I know that you’ve talked positively about lasso before, so I wonder what your take on this is.

It’s hard for me to answer this with any sophistication, as it’s been a long long time since I’ve worked in materials science—my most recent publication in that area appeared 34 years ago—so I’ll stick to generalities. First, lasso (or alternatives such as horseshoe) are fine, but I don’t think they really give you a more interpretable model. Or, I should say, yes, they give you an interpretable model, but the interpretability is kinda fake, because had you seen slightly different data, you’d get a different model. Interpretability is bought at the price of noise—not in the prediction, but in the chosen model. So I’d prefer to think of lasso, horseshoe, etc. as regularizers, not as devices for selecting or finding or discovering a sparse model. To put it another way, I don’t take the shrink-all-the-way-to-zero thing seriously. Rather, I interpret the fitted model as an approximation to a fit with more continuous partial pooling.

7 thoughts on “Interpreting apparently sparse fitted models

  1. The described machine learning approach does sound pretty wild to me.
    IMHO, regularizing priors should be used when you actually believe the predictors can have close to 0 effect on the outcome, not to induce some sparsity.
    But in the example above it is reasonable to assume that all the predictors, e.g. a, exp(a), sin(a) are associated with the outcome, there are just too many of them.

    A maybe useful alternative would be to use something like Projective Inference (https://arxiv.org/abs/1810.02406), which uses a reference model with all predictors to find a subset of predictors that work nearly as well as the large model.

    In this way, you avoid using priors that are in conflict with subject matter knowledge.

  2. > Interpretability is bought at the price of noise—not in the prediction, but in the chosen model.
    Unfortunately interpretable is interpreted to be many different things but don’t you mean coarsening as you are coarsening a continuous partial pooling model to get a fully no pooling subset model. That adds noise as with coarsening data.

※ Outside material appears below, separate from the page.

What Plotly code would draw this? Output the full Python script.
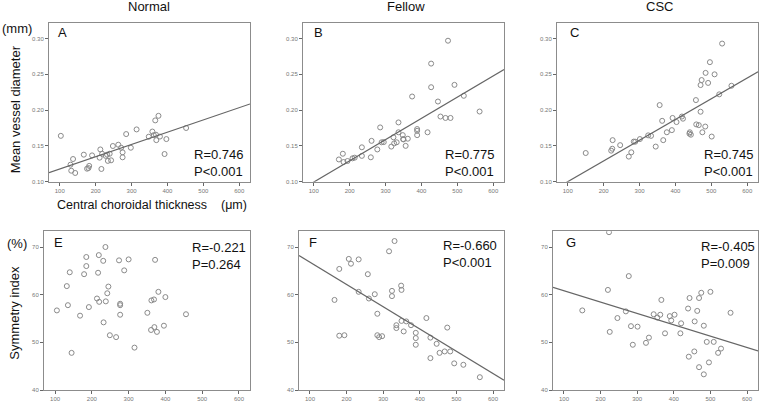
import plotly.graph_objects as go

# ---------------- data ----------------
A_x = [103,130,137,132,143,167,176,180,182,190,211,213,216,218,228,232,234,239,243,248,263,271,275,275,285,298,314,348,358,362,366,368,369,375,379,392,397,452]
A_y = [0.164,0.1237,0.1316,0.1153,0.1121,0.1377,0.1181,0.119,0.122,0.1367,0.1335,0.145,0.1177,0.139,0.136,0.1377,0.129,0.139,0.1298,0.1498,0.1516,0.1474,0.141,0.134,0.1665,0.1474,0.173,0.1628,0.170,0.165,0.1856,0.1656,0.158,0.192,0.163,0.1386,0.1595,0.175]

B_x = [170,181,183,194,208,214,234,234,259,261,277,285,289,295,316,322,324,331,336,336,348,349,350,356,362,374,388,388,388,417,427,427,446,453,467,474,481,492,518,562]
B_y = [0.131,0.139,0.1274,0.1288,0.1326,0.1335,0.148,0.136,0.134,0.157,0.145,0.1758,0.155,0.1553,0.149,0.162,0.1535,0.155,0.1828,0.169,0.165,0.1595,0.159,0.150,0.160,0.219,0.1735,0.171,0.165,0.169,0.265,0.232,0.212,0.191,0.189,0.297,0.189,0.2353,0.22,0.198]

C_x = [150,221,224,225,246,270,277,284,288,301,324,332,345,356,363,366,376,390,392,403,418,421,440,443,439,457,458,465,470,470,473,475,483,484,491,496,501,509,522,530,556]
C_y = [0.140,0.1433,0.146,0.158,0.151,0.135,0.141,0.156,0.1558,0.1595,0.1647,0.164,0.149,0.207,0.185,0.158,0.169,0.172,0.189,0.1833,0.191,0.188,0.169,0.1656,0.167,0.214,0.180,0.179,0.1977,0.235,0.242,0.169,0.177,0.252,0.238,0.267,0.163,0.250,0.222,0.293,0.234]

E_x = [105,132,135,140,145,168,179,185,185,192,214,217,219,220,231,232,237,238,242,245,249,266,274,277,277,277,288,300,316,351,361,362,369,370,372,377,381,396,400,456]
E_y = [56.7,61.8,57.8,64.7,47.8,55.6,64.3,67.9,66.0,57.4,59.2,64.6,68.3,58.5,67.1,54.2,70.0,58.6,60.3,61.7,51.5,51.1,67.2,58.1,57.8,55.8,65.1,67.4,48.9,56.2,52.6,58.8,59.0,53.2,67.3,52.2,60.6,53.5,59.5,55.9]

F_x = [167,180,180,194,206,212,233,233,258,261,277,284,284,289,297,316,324,324,331,336,336,349,350,350,356,363,376,389,389,389,418,429,429,446,454,468,475,483,494,519,564]
F_y = [58.9,65.4,51.4,51.5,67.5,66.5,67.4,60.6,64.3,59.2,60.1,56.0,51.5,51.1,51.3,69.1,60.8,59.7,71.25,53.6,53.0,61.9,61.0,54.5,52.3,54.4,53.6,52.0,50.9,49.5,55.1,51.0,46.7,49.7,47.8,48.1,53.1,48.1,45.6,45.3,42.7]

G_x = [150,220,223,225,246,269,277,283,288,301,324,332,345,355,363,366,376,389,393,402,418,420,439,441,443,456,457,464,469,469,475,482,482,490,496,500,509,521,529,555]
G_y = [56.7,61.0,73.1,52.2,55.1,56.5,63.9,53.4,49.5,53.3,49.9,51.0,55.9,55.2,55.8,58.9,51.9,55.5,54.6,55.8,51.9,54.0,57.1,47.0,59.3,48.1,54.4,56.6,44.8,59.3,60.4,53.5,43.3,50.1,45.8,60.6,50.1,47.8,48.7,56.2]

# regression lines (intercept, slope); None = no line
fits = {"A": (0.1006, 0.0001714), "B": (0.0697, 0.000297), "C": (0.071, 0.0002897),
        "E": None, "F": (71.47, -0.0467), "G": (63.2, -0.0238)}

panel_letters = ["A", "B", "C", "E", "F", "G"]
stats_text = ["R=0.746<br>P<0.001", "R=0.775<br>P<0.001", "R=0.745<br>P<0.001",
              "R=-0.221<br>P=0.264", "R=-0.660<br>P<0.001", "R=-0.405<br>P=0.009"]
col_titles = ["Normal", "Fellow", "CSC"]
x_ticks = [100, 200, 300, 400, 500, 600]
y_ticks_top = [0.10, 0.15, 0.20, 0.25, 0.30]
y_ticks_bot = [40, 50, 60, 70]

# ---------------- layout ----------------
W, H = 760, 402
def px_x(p): return p / W
def px_y(p): return 1 - p / H

panels = {
    "A": dict(xd=(49, 250), yd=(23, 183), data=(A_x, A_y), stat=(192, 154), let=(56, 33)),
    "B": dict(xd=(303, 504), yd=(23, 183), data=(B_x, B_y), stat=(443, 154), let=(312, 33)),
    "C": dict(xd=(557, 758), yd=(23, 183), data=(C_x, C_y), stat=(702, 154), let=(568, 33)),
    "E": dict(xd=(44, 250), yd=(233, 393), data=(E_x, E_y), stat=(190, 248), let=(52, 244)),
    "F": dict(xd=(299, 504), yd=(233, 393), data=(F_x, F_y), stat=(441, 246), let=(307, 244)),
    "G": dict(xd=(553, 758), yd=(233, 393), data=(G_x, G_y), stat=(699, 247), let=(564, 244)),
}

XR = [70, 630]
FONT = "Liberation Sans, Arial, sans-serif"
fig = go.Figure()
annotations = []

for i, key in enumerate(panel_letters):
    p = panels[key]
    n = i + 1
    xa = "x" if n == 1 else f"x{n}"
    ya = "y" if n == 1 else f"y{n}"
    top = i < 3
    xs, ys = p["data"]
    fig.add_trace(go.Scatter(x=xs, y=ys, mode="markers", xaxis=xa, yaxis=ya,
                             marker=dict(symbol="circle-open", size=5,
                                         color="#8a8a8a", line=dict(width=1)),
                             showlegend=False, hoverinfo="skip"))
    f = fits[key]
    if f is not None:
        b0, b1 = f
        fig.add_trace(go.Scatter(x=XR, y=[b0 + b1 * XR[0], b0 + b1 * XR[1]],
                                 mode="lines", xaxis=xa, yaxis=ya,
                                 line=dict(color="#666666", width=1.2),
                                 showlegend=False, hoverinfo="skip"))
    axis_common = dict(showgrid=False, zeroline=False, showline=True, mirror=True,
                       linecolor="#8c8c8c", linewidth=1, ticks="outside", ticklen=3,
                       tickcolor="#666", tickfont=dict(size=6, color="#777", family=FONT))
    fig.layout[f"xaxis{n if n > 1 else ''}"] = dict(
        domain=[px_x(p["xd"][0]), px_x(p["xd"][1])], range=XR, anchor=ya,
        tickvals=x_ticks, **axis_common)
    if top:
        yr = [0.10, 0.322]
        fig.layout[f"yaxis{n if n > 1 else ''}"] = dict(
            domain=[px_y(p["yd"][1]), px_y(p["yd"][0])], range=yr, anchor=xa,
            tickvals=y_ticks_top, tickformat=".2f", **axis_common)
    else:
        yr = [40, 73.3]
        fig.layout[f"yaxis{n if n > 1 else ''}"] = dict(
            domain=[px_y(p["yd"][1]), px_y(p["yd"][0])], range=yr, anchor=xa,
            tickvals=y_ticks_bot, **axis_common)
    # panel letter
    annotations.append(dict(x=px_x(p["let"][0]), y=px_y(p["let"][1]), xref="paper", yref="paper",
                            text=key, showarrow=False, xanchor="left", yanchor="middle",
                            font=dict(size=13, color="#111", family=FONT)))
    # stats
    annotations.append(dict(x=px_x(p["stat"][0]), y=px_y(p["stat"][1] - 8), xref="paper", yref="paper",
                            text=stats_text[i], showarrow=False, xanchor="left", yanchor="top",
                            align="left", font=dict(size=13, color="#111", family=FONT)))

# column titles
for t, cx in zip(col_titles, [149, 406, 659]):
    annotations.append(dict(x=px_x(cx), y=px_y(7), xref="paper", yref="paper", text=t,
                            showarrow=False, xanchor="center", yanchor="middle",
                            font=dict(size=13, color="#111", family=FONT)))

other = [
    dict(text="(mm)", x=0, y=29, xanchor="left", angle=0, size=13),
    dict(text="Mean vessel diameter", x=15, y=110, xanchor="center", angle=-90, size=13),
    dict(text="Central choroidal thickness\u00a0\u00a0\u00a0\u00a0(\u03bcm)", x=152, y=207,
         xanchor="center", angle=0, size=12.5),
    dict(text="(%)", x=5, y=245, xanchor="left", angle=0, size=13),
    dict(text="Symmetry index", x=15, y=315, xanchor="center", angle=-90, size=13),
]
for o in other:
    annotations.append(dict(x=px_x(o["x"]), y=px_y(o["y"]), xref="paper", yref="paper",
                            text=o["text"], showarrow=False, xanchor=o["xanchor"],
                            yanchor="middle", textangle=o["angle"],
                            font=dict(size=o["size"], color="#111", family=FONT)))

fig.update_layout(width=W, height=H, margin=dict(l=0, r=0, t=0, b=0),
                  paper_bgcolor="white", plot_bgcolor="white",
                  annotations=annotations, showlegend=False)

fig.write_html("out.html", config={"displayModeBar": False},
               post_script="document.body.style.margin='0';document.body.style.overflow='hidden';")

    In this brief blog https://www.statcan.gc.ca/en/data-science/network/decision-making the degree of interpretability is taken simply as how easily the user can grasp the connection between input data and what the ML model would predict. Erasmus et al. (2020) provide a more general and philosophical view. Rudin et al. (2021) avoid trying to provide an exhaustive definition by instead providing general guiding principles to help readers avoid common, but problematic ways of thinking about interpretability.

  3. Why would anyone turn over a modest size dataset to an arbitrary black-box algorithm? Why not engage in some actual data analysis? Plot your data, examine it for outliers, clusters, nonlinearity, heteroskedasticity, etc. Fix the features that can affect your model: re-express, set aside or correct outliers. then fit a simpler model. Along the way you may find that a stray point or unexpected grouping is meaningful and thereby learn more than any blind fit could tell you.
    Downsides to this approach:
    1) You must THINK
    2) You must take responsibility for what you do–you can’t “blame the computer”
    3) You might conclude that there is no plausible model “good enough” to meet your needs
    4) You shouldn’t believe related hypothesis tests–especially if they are just barely significant– because you have been messing in the data. But you shouldn’t have believed them anyway since you couldn’t form a null hypothesis when you had no model to begin with–and data analysis is not (or should not be) about testing anyway.
    Upsides to this approach:
    1) You are much more likely to understand your data and any phenomena behind them
    2) You are much more likely to find a simple model (and Occam’s razor says that’s more likely to scientifically useful)
    3) You may discover the unexpected in your data (and, as Tukey says, you should expect that)

    • Sure, most papers in this direction absolutely do the type of analysis you describe. The idea of fitting the sparse models is that they may give you something on top, which you weren’t going to find in your manual analysis because they cover such a broad range of features.

      But at the end of the day, the true success stories in this respect are rather rare.

      • Coming from a computational chemistry background, i find that most of the work you describe had typically a large number of researcher degree of freedom.

        They tune the knobs, choose the basis sets or the intermediate functions appropriately to get good predictive value.

        But that gets a publication but typically poor out of sample prediction. Those things just don’t scale to the larger context.

        Of course, everyone is doing it and the publication machine chugs along merrily. :)

  4. As Keith already said, a key issue here is what is meant by interpretability. Any interpretation that implies that x1 with estimated nonzero coefficient “has an effect” (thought of a causal?) whereas x2 with estimated zero coefficient doesn’t is not granted (this is an issue with any regression though). And of course with 10-50 observations and all kinds of correlation between predictors that obviously comes in when deriving more predictors from those you already have, results will be hugely unstable.